In medical school, case presentations bridge the gap between the didactic phase of the first and second years, and the clinical rotations that make up the third and fourth years.
Developing a differential diagnosis and presenting to an attending physician are critically important components of medical training, and they can take practice to learn to do well, says Saroj Misra, DO, a family physician and the program director of the family medicine residency program at Michigan State University College of Osteopathic Medicine.
To help students fully master the many moving parts that make up an effective case presentation, Brianna Marzolf, DO, a family medicine resident at the University of Michigan, Ryan Smith, DO, a family medicine resident at Ascension Macomb-Oakland Hospital in Madison Heights, Michigan, and Dr. Misra offer the following three tips.
1. Stick to a formula.
Dr. Misra said the most common mnemonic to structure presentations with is known as a “SOAP note,” or Subjective-Objective-Assessment-Plan. For students interested in what that system entails, he provided this document.
Dr. Marzolf said that if a presentation becomes stressful early on, having a structure like SOAP to fall back on can get you back on track.
“If you’re panicked and lost, just go back to the formula,” Dr. Marzolf said. “That’s what makes the best presentation, something that an attending physician can follow.

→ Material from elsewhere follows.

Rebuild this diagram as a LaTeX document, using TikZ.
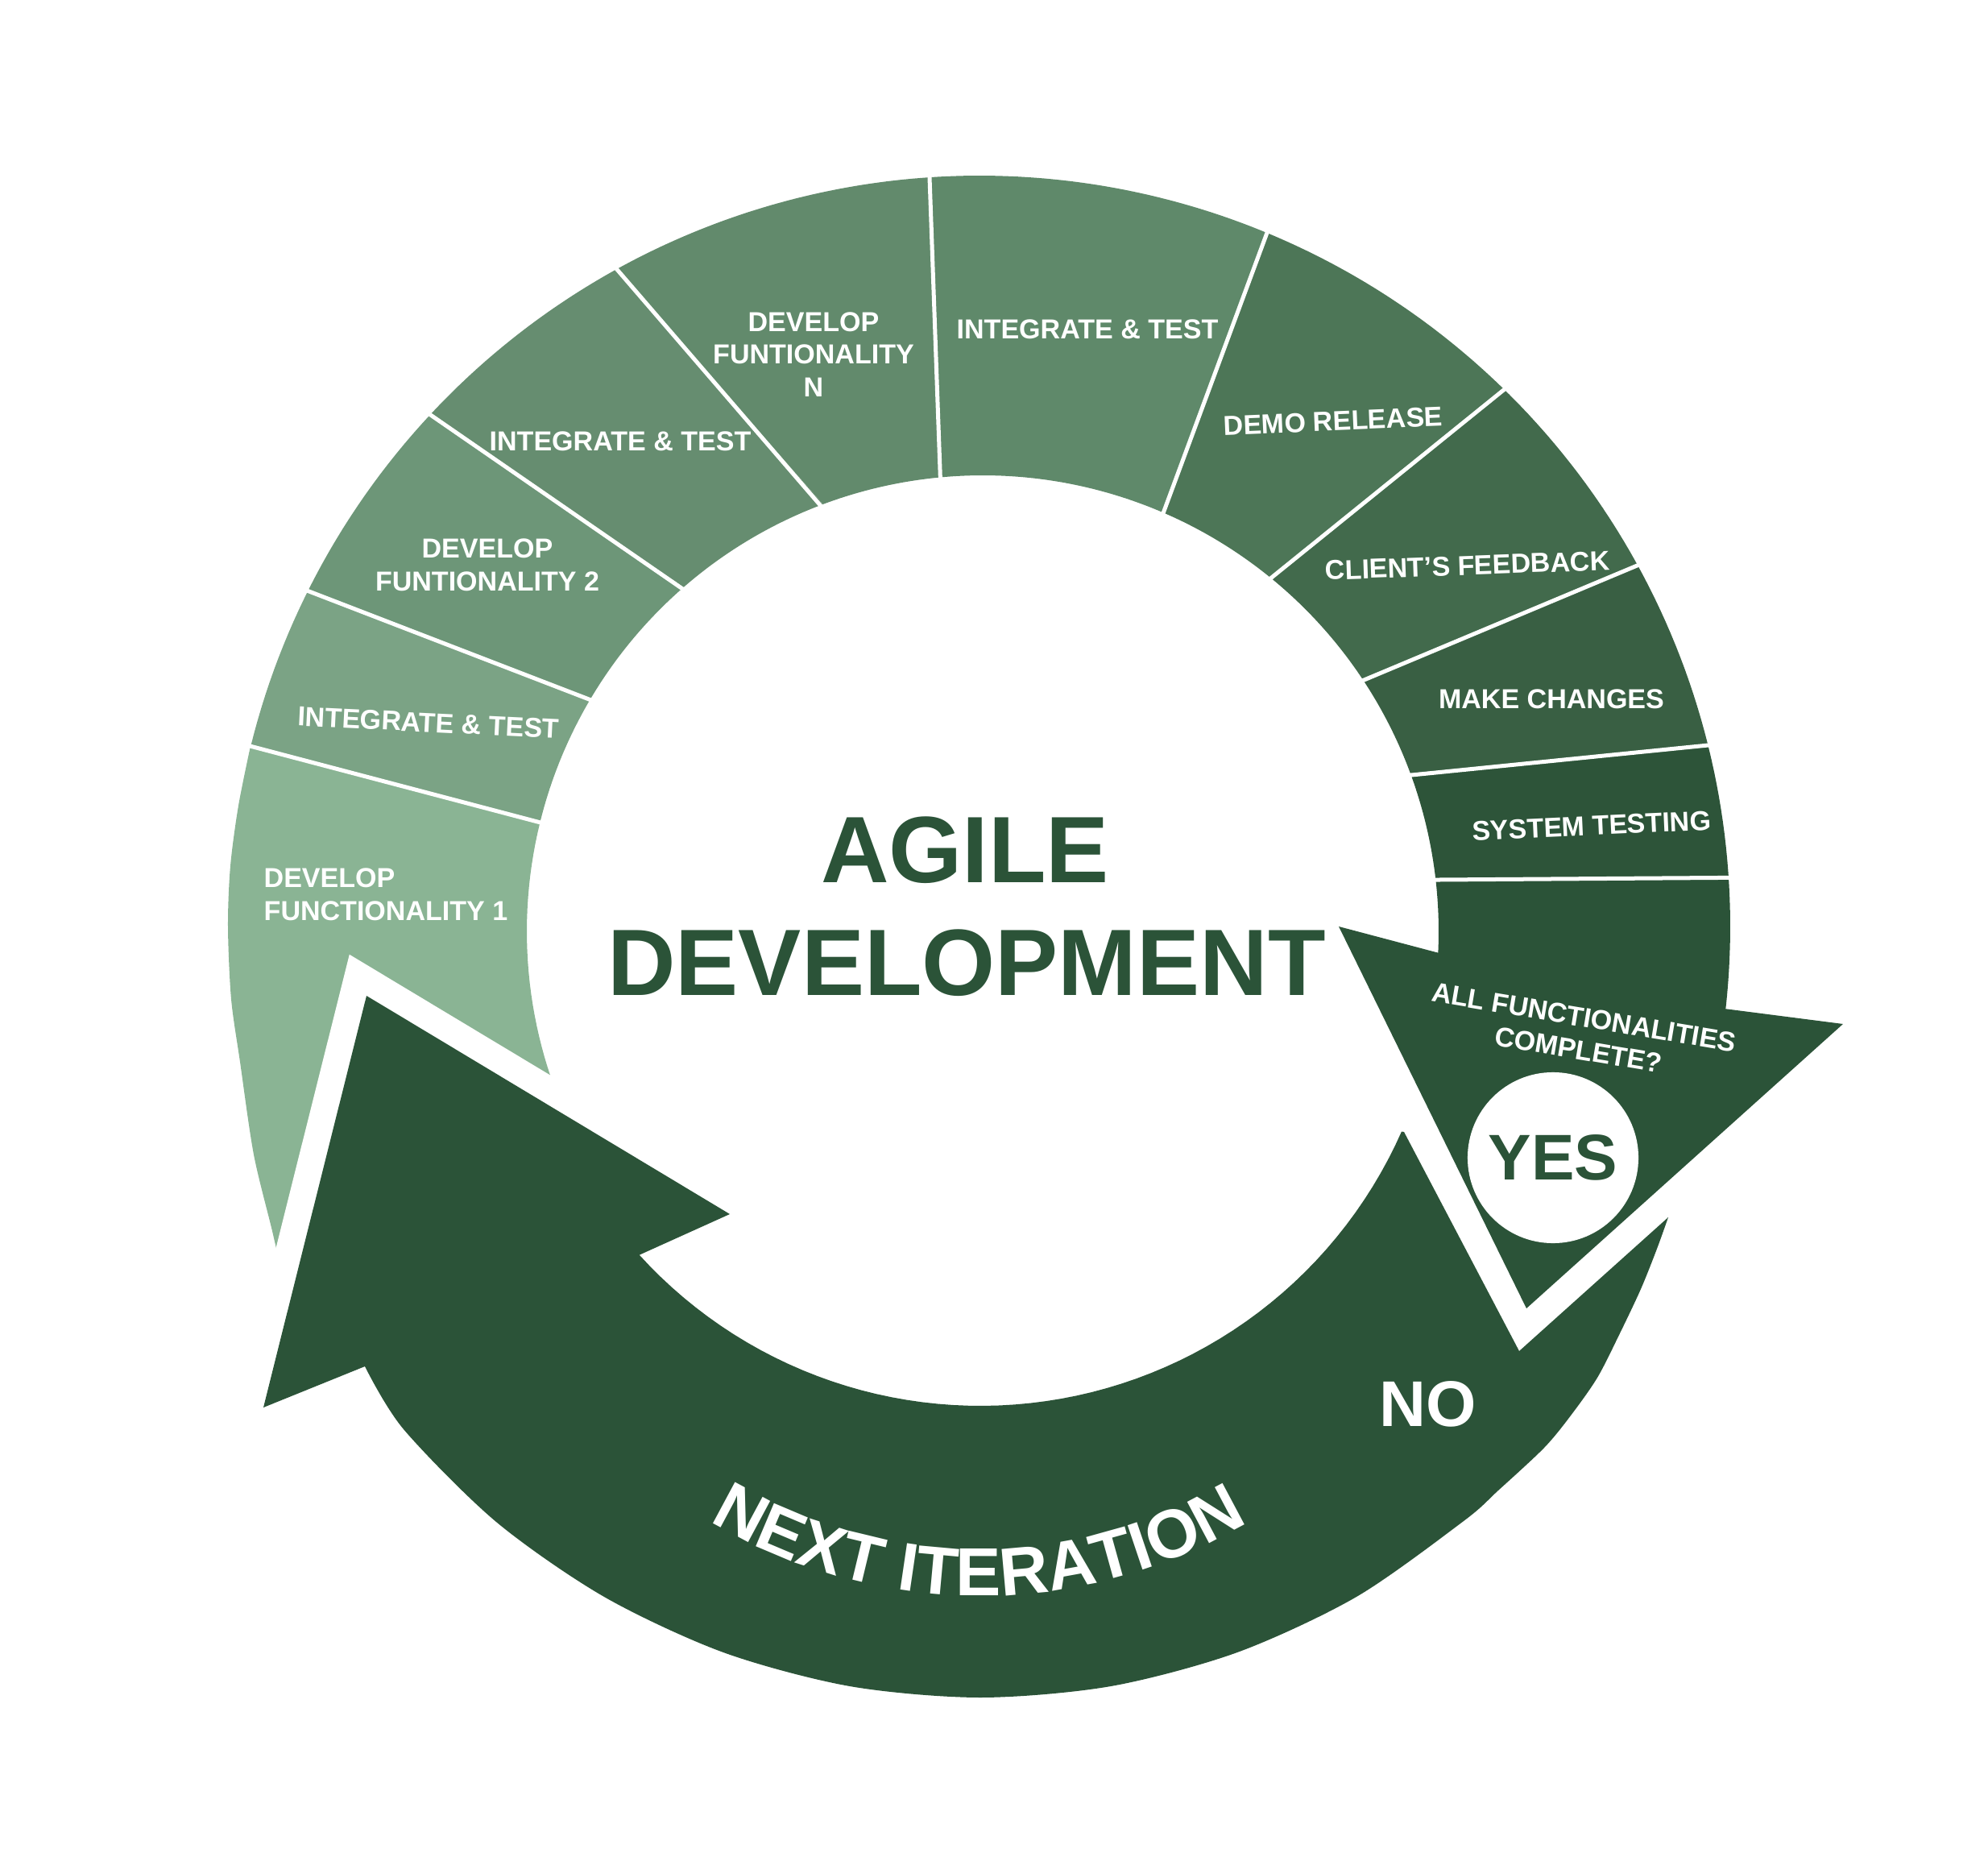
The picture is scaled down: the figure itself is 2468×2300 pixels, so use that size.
\documentclass[tikz,border=0pt]{standalone}
\usepackage{fontspec}
\setmainfont{Liberation Sans}
\usetikzlibrary{decorations.text}

\definecolor{cA}{HTML}{8AB494}
\definecolor{cB}{HTML}{7BA385}
\definecolor{cC}{HTML}{6D9678}
\definecolor{cD}{HTML}{668D70}
\definecolor{cE}{HTML}{628A6C}
\definecolor{cF}{HTML}{5F896A}
\definecolor{cG}{HTML}{4D7657}
\definecolor{cH}{HTML}{426A4C}
\definecolor{cI}{HTML}{395F43}
\definecolor{cJ}{HTML}{2D5439}
\definecolor{cK}{HTML}{2B5338}

% ring segment: colour, outer start/end angle, inner start/end angle
\newcommand{\ringseg}[5]{%
  \fill[#1] plot[domain=0:1,samples=40] ({1216+932*cos((#2)+((#3)-(#2))*\x)},{1150-932*sin((#2)+((#3)-(#2))*\x)})
   -- plot[domain=0:1,samples=40] ({1220+566*cos((#5)+((#4)-(#5))*\x)},{1156-566*sin((#5)+((#4)-(#5))*\x)}) -- cycle;}
\newcommand{\divline}[2]{%
  \draw[divider] ({1216+940*cos(#1)},{1150-940*sin(#1)}) -- ({1220+556*cos(#2)},{1156-556*sin(#2)});}
\newcommand{\arrowshape}[1]{%
  \path[#1] (1743,1405) -- (1886,1677) -- (2071,1511)
   -- plot[smooth] coordinates {(2071,1511) (2057,1550) (2037,1600) (2010,1657) (1983,1710) (1950,1757) (1917,1797) (1860,1850) (1817,1888) (1684,1982) (1536,2051) (1379,2093) (1217,2107) (1055,2093) (898,2051) (750,1982) (616,1889) (501,1774) (453,1696)}
   -- (327,1747) -- (455,1236) -- (906,1507) -- (793,1558)
   -- plot[domain=0:1,samples=60] ({1217+572*cos(137.8-114*\x)},{1173+572*sin(137.8-114*\x)}) -- cycle;}
\newcommand{\nxfont}{\fontsize{24pt}{28pt}\selectfont\bfseries}

\tikzset{
  divider/.style={draw=white, line width=0.05cm},
  lbl/.style={text=white, font=\fontsize{9.68pt}{11.6pt}\selectfont\bfseries, inner sep=0pt, align=center},
  bigtxt/.style={text=cK, font=\fontsize{33.3pt}{40pt}\selectfont\bfseries, inner sep=0pt},
  yn/.style={font=\fontsize{22.8pt}{27pt}\selectfont\bfseries, inner sep=0pt},
}

\begin{document}
\begin{tikzpicture}[x=0.01cm, y=-0.01cm]
\useasboundingbox (0,0) rectangle (2468,2300);

% Dev 1 segment (lower end cut by the big arrow's white outline)
\fill[cA] plot[smooth] coordinates {(311,926) (296,1000) (286,1075) (283,1150) (287,1240) (298,1318) (315,1433) (338,1528) (352,1590)}
  -- (709,1400)
  -- plot[domain=0:1,samples=30] ({1220+566*cos(205.5-39.3*\x)},{1156-566*sin(205.5-39.3*\x)}) -- cycle;

\ringseg{cB}{166.1}{153.5}{166.2}{149.3}
\ringseg{cC}{153.5}{137.1}{149.3}{131.0}
\ringseg{cD}{137.1}{119.0}{131.0}{110.5}
\ringseg{cE}{119.0}{93.8}{110.5}{95.4}
\ringseg{cF}{93.8}{67.5}{95.4}{66.6}
\ringseg{cG}{67.5}{45.6}{66.6}{51.0}
\ringseg{cH}{45.6}{28.7}{51.0}{33.6}
\ringseg{cI}{28.7}{13.9}{33.6}{20.3}
\ringseg{cJ}{13.9}{3.7}{20.3}{6.6}

% big "next iteration" arrow with white outline
\arrowshape{draw=white, line width=0.66cm, line join=miter}
\arrowshape{fill=cK}

% last segment with its arrow head
\fill[cK] plot[domain=0:1,samples=20] ({1216+932*cos(3.7-10*\x)},{1150-932*sin(3.7-10*\x)})
  -- (2288,1271) -- (1895,1624) -- (1662,1150)
  -- plot[domain=0:1,samples=20] ({1220+566*cos(-2.7+9.3*\x)},{1156-566*sin(-2.7+9.3*\x)}) -- cycle;

% white separators
\divline{166.1}{166.2}
\divline{153.5}{149.3}
\divline{137.1}{131.0}
\divline{119.0}{110.5}
\divline{93.8}{95.4}
\divline{67.5}{66.6}
\divline{45.6}{51.0}
\divline{28.7}{33.6}
\divline{13.9}{20.3}
\divline{3.7}{6.6}

% labels
\node[lbl, align=left, anchor=west] (dev1) at (327,1110) {DEVELOP\\FUNCTIONALITY 1};
\node[lbl, rotate=-2.8] (it1) at (532,897) {INTEGRATE \& TEST};
\node[lbl] (dev2) at (605,701) {DEVELOP\\FUNTIONALITY 2};
\node[lbl] (it2) at (770,548) {INTEGRATE \& TEST};
\node[lbl] (devn) at (1010,440) {DEVELOP\\FUNTIONALITY\\N};
\node[lbl] (it3) at (1350,409) {INTEGRATE \& TEST};
\node[lbl, rotate=2.4] (demo) at (1655,523) {DEMO RELEASE};
\node[lbl, rotate=2] (client) at (1822,702) {CLIENT’S FEEDBACK};
\node[lbl] (make) at (1926,868) {MAKE CHANGES};
\node[lbl, rotate=2.6] (sys) at (1976,1025) {SYSTEM TESTING};
\node[lbl, rotate=-9.5] (allf) at (1963,1283) {ALL FUNCTIONALITIES\\COMPLETE?};

\node[circle, fill=white, minimum size=2.12cm, inner sep=0pt, text=cK, yn] (yes) at (1928,1437) {YES};
\node[yn, text=white] (no) at (1773,1743) {NO};

\node[bigtxt] (agile) at (1198,1055) {AGILE};
\node[bigtxt] (devt) at (1200,1195) {DEVELOPMENT};

\path[decorate, decoration={text along path, text align=center,
   text={|\nxfont\color{white}|NEXT ITERATION}}]
   plot[domain=0:1, samples=120] ({1216+651*cos(152-124*\x)},{1330+651*sin(152-124*\x)});
\end{tikzpicture}
\end{document}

I try to think, ‘if I’m an attending, what do I want to hear? How would I want this presented?’ And that comes with practice.”
Nonetheless, Dr. Misra stressed that the mnemonic you use to organize your thoughts matters less than making sure you are consistently presenting all of the pertinent facts about a patient in a way an attending physician can understand.
2. Err on the side of more information
The most useful skill developed in case presentations is the ability to give a differential diagnosis, Dr. Misra said. While he said most cases can usually be attributed to typical causes, not exploring every possibility might eventually lead you to misdiagnose.
“Our job is not just to teach the student to hone in on what they think is going on, but rather to be able to explore all possibilities, common and uncommon, as a mental exercise, and then determine the best course of action,” Dr. Misra said.
In the midst of listing diagnoses, Dr. Marzolf cautioned students not to overlook basic patient information.
“I was always told, vital signs are vital,” she said. “When you get to the objective portion of a SOAP note, it’s essential to list the vitals first. Attendings really want to know the objective values right away. That’s easy to forget sometimes when you’re bogged down in all the details.”
If you found something intriguing about a particular case, there’s a good chance your colleagues and attending physicians will find it intriguing, too, Dr. Smith added. In general, he said, it’s better to err on the side of giving more information when formulating your initial differential diagnosis.
“As you hone your skills, you’ll learn from the questions the attendings ask you what should have been included in the presentation from the get-go,” Dr. Smith said.
3. Practice beforehand, and don’t be afraid to ask for help.
Case presentations may not come easily to students who are less comfortable speaking publicly, Dr. Misra said. To try to overcome performance anxiety, he suggested writing out a script and practicing with someone else beforehand.
Dr. Marzolf said that as a third-year starting clinical rotations, the residents she worked with were willing to listen to her and give her feedback.
“If you ask for help, people want to help you,” she said. “Everybody’s been a third-year before and knows how it feels to be very overwhelmed and need a little direction. There’s always going to be people in the hospital who know more than you. That’s OK, and that’s the stage you’re at.”
Interns and residents are most likely to give you specific feedback about what an attending they’re working with prefers to hear, Dr. Misra said. For instance, they might be able to tell you that an attending physician doesn’t tend to ask about a patient’s immunization history. In that case, he said, they might suggest you say you have the immunization history, and let them make the decision if they want to hear it.
It’s all part of establishing a good rapport with people who can mentor and guide you, Dr. Smith said.
“I would always encourage students to find a resident or physician who they connect with to guide them along this process. Students are always running cases by me and asking how they can make their presentations more engaging. That’s something they should all be trying to do.”